What you have to do>
Which lines have the string "this"? Copy all of them from the entries below.

Dataset records>
---------------

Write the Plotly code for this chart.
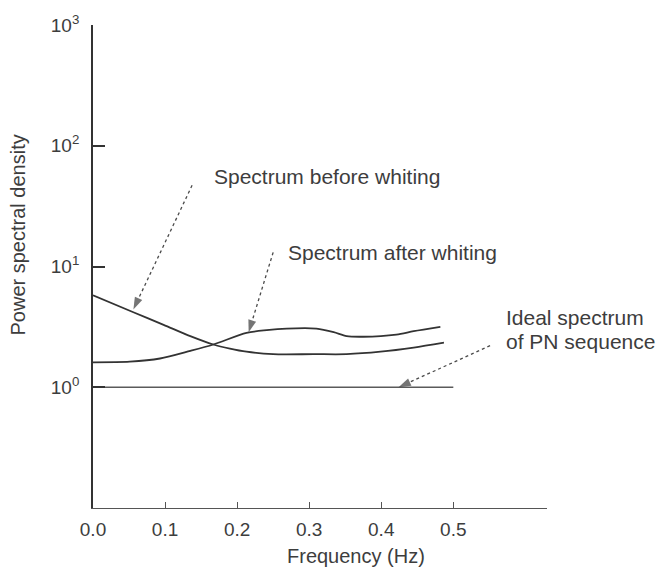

---------------

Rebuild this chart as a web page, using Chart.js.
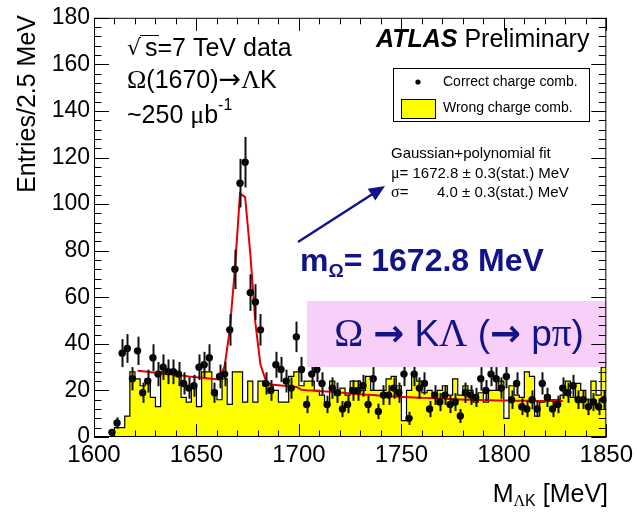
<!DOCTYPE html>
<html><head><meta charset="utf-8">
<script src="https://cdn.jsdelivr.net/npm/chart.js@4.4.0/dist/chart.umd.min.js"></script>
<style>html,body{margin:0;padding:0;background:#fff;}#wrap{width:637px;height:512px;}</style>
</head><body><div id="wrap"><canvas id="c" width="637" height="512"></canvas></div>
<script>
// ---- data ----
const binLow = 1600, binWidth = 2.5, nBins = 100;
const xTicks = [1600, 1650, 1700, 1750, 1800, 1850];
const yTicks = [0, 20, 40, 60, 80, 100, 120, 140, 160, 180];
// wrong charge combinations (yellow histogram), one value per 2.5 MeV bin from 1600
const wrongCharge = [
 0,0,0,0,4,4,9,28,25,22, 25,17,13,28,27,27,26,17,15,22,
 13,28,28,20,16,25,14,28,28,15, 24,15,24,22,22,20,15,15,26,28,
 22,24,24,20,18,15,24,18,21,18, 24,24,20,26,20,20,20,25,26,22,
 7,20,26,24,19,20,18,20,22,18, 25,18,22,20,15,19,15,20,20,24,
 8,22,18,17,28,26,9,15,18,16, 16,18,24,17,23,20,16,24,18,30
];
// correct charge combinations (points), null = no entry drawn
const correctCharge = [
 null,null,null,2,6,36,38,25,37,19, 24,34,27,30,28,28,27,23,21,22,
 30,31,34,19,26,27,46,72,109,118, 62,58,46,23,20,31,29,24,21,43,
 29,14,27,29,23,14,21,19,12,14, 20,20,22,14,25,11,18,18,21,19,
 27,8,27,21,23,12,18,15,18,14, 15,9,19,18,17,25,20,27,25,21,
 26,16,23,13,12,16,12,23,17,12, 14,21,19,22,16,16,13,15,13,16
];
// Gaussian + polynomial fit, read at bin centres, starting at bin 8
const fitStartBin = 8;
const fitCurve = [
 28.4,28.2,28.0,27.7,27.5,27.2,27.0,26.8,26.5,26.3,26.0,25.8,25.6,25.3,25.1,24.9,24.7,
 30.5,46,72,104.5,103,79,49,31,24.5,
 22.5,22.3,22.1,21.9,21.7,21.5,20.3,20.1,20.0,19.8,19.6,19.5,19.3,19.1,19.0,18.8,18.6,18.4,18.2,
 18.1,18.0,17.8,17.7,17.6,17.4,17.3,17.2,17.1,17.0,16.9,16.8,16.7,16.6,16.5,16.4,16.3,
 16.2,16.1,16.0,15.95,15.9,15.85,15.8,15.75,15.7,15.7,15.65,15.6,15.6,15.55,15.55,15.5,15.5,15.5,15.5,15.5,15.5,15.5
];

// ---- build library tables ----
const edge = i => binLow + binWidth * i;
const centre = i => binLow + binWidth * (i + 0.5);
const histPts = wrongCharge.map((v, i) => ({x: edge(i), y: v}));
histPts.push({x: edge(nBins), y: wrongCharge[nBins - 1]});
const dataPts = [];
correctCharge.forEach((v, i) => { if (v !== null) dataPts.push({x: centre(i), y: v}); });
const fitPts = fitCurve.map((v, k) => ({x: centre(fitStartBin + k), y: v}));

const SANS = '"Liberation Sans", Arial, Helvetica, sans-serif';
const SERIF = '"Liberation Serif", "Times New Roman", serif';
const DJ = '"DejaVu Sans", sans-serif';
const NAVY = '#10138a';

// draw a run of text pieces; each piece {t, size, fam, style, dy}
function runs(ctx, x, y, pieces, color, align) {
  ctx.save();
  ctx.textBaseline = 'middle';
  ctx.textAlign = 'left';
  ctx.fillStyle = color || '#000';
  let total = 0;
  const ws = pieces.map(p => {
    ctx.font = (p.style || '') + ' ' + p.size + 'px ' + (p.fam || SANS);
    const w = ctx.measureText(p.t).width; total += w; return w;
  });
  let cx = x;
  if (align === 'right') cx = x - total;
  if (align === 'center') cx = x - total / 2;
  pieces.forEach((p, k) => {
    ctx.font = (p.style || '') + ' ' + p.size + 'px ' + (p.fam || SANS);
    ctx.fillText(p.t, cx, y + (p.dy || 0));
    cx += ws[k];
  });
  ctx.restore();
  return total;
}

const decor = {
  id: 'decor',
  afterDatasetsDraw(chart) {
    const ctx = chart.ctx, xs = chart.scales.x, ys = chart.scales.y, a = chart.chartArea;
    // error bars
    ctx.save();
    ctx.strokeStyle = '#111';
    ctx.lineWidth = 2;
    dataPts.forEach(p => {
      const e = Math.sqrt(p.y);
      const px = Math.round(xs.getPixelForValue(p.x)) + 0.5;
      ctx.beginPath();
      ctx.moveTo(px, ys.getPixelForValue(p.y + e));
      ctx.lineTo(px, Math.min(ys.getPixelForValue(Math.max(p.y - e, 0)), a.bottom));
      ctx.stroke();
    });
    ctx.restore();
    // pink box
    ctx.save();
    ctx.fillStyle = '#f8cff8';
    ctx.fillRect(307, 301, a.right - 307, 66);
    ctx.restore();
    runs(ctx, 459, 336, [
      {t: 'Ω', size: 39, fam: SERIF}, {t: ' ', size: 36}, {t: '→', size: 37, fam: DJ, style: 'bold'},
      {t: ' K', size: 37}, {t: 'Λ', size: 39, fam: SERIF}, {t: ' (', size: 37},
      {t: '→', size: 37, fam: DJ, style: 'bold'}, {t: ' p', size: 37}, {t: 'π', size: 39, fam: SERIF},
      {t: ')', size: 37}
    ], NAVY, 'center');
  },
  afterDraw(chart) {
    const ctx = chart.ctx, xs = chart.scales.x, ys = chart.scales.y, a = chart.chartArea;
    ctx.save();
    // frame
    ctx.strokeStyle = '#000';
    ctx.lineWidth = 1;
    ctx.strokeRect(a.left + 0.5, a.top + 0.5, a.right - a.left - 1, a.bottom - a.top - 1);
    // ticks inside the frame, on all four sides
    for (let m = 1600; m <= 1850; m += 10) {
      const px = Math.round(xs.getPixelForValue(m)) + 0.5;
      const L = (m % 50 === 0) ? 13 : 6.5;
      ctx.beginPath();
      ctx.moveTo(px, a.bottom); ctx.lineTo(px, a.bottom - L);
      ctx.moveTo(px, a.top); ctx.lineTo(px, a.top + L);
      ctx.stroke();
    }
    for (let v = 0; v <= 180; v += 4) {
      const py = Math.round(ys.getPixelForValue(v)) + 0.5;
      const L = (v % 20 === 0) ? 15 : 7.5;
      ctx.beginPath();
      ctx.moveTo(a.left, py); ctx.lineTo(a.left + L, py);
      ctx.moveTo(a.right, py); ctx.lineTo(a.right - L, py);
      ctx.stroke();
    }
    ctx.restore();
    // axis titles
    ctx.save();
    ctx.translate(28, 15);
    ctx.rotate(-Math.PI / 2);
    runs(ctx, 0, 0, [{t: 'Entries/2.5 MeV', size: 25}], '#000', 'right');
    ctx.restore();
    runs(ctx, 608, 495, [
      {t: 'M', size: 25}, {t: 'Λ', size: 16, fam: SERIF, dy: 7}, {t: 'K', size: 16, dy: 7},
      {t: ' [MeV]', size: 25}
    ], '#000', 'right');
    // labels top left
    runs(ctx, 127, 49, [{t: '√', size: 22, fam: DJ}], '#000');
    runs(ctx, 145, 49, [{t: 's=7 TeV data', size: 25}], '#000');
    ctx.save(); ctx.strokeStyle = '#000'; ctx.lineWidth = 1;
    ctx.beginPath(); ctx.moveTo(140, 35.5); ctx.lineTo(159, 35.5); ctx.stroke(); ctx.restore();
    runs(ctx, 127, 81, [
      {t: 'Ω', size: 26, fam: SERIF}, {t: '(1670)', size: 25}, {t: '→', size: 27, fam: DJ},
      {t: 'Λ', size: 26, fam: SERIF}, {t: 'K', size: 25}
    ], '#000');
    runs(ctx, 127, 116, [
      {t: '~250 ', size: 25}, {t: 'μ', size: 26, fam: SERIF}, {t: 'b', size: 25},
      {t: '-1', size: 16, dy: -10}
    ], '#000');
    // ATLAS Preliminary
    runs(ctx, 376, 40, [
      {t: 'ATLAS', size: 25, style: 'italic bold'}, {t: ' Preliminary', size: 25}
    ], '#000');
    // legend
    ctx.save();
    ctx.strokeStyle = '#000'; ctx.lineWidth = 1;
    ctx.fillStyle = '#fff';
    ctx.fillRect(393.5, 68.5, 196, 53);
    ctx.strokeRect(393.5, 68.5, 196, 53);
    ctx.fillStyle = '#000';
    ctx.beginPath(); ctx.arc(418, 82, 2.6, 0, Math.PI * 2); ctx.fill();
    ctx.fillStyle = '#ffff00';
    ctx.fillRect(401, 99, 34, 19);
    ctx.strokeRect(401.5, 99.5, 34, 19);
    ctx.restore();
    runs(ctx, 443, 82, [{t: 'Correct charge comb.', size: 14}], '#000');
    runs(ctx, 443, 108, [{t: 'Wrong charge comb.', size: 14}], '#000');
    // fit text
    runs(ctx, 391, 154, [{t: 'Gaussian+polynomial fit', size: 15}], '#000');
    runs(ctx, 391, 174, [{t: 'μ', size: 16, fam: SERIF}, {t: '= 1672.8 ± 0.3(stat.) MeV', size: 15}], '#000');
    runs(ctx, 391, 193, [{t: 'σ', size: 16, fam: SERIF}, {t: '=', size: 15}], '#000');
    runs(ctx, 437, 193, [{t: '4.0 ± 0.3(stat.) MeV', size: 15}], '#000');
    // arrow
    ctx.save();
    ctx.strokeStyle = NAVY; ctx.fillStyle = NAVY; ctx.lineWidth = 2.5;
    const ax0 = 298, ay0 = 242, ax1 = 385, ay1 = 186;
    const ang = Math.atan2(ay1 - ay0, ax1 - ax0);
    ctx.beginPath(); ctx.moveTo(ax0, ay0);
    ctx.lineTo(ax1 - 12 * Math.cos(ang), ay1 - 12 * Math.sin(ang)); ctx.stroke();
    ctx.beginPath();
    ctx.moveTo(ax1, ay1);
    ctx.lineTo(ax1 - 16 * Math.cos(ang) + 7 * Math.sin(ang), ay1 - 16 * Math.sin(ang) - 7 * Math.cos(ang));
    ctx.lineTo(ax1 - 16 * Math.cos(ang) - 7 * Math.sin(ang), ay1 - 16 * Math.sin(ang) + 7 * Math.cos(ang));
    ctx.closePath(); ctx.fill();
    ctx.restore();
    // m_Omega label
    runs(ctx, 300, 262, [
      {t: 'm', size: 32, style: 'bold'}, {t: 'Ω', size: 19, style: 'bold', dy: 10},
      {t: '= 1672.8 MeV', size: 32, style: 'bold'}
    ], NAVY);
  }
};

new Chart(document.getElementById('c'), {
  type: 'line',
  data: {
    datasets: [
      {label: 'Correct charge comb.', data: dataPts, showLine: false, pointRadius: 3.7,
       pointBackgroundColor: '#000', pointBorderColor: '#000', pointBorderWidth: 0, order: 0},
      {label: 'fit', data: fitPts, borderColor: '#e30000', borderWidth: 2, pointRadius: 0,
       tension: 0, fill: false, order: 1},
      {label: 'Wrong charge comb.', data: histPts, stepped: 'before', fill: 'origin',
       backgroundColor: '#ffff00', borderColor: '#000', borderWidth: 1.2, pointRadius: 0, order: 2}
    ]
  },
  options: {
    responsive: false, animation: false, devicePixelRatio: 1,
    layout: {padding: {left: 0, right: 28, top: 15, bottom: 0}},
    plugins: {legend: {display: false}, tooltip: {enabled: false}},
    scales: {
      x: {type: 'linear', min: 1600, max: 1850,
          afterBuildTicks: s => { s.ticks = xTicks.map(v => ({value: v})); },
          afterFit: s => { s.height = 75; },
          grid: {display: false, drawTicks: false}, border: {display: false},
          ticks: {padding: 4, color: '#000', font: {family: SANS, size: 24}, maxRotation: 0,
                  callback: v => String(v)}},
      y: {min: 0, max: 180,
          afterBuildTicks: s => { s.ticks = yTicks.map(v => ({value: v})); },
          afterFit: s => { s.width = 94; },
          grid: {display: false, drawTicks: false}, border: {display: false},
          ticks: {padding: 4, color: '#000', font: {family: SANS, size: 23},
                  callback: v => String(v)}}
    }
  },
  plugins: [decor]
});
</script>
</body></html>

---------------

Complete response>
Write the Plotly code for this chart.
Rebuild this chart as a web page, using Chart.js.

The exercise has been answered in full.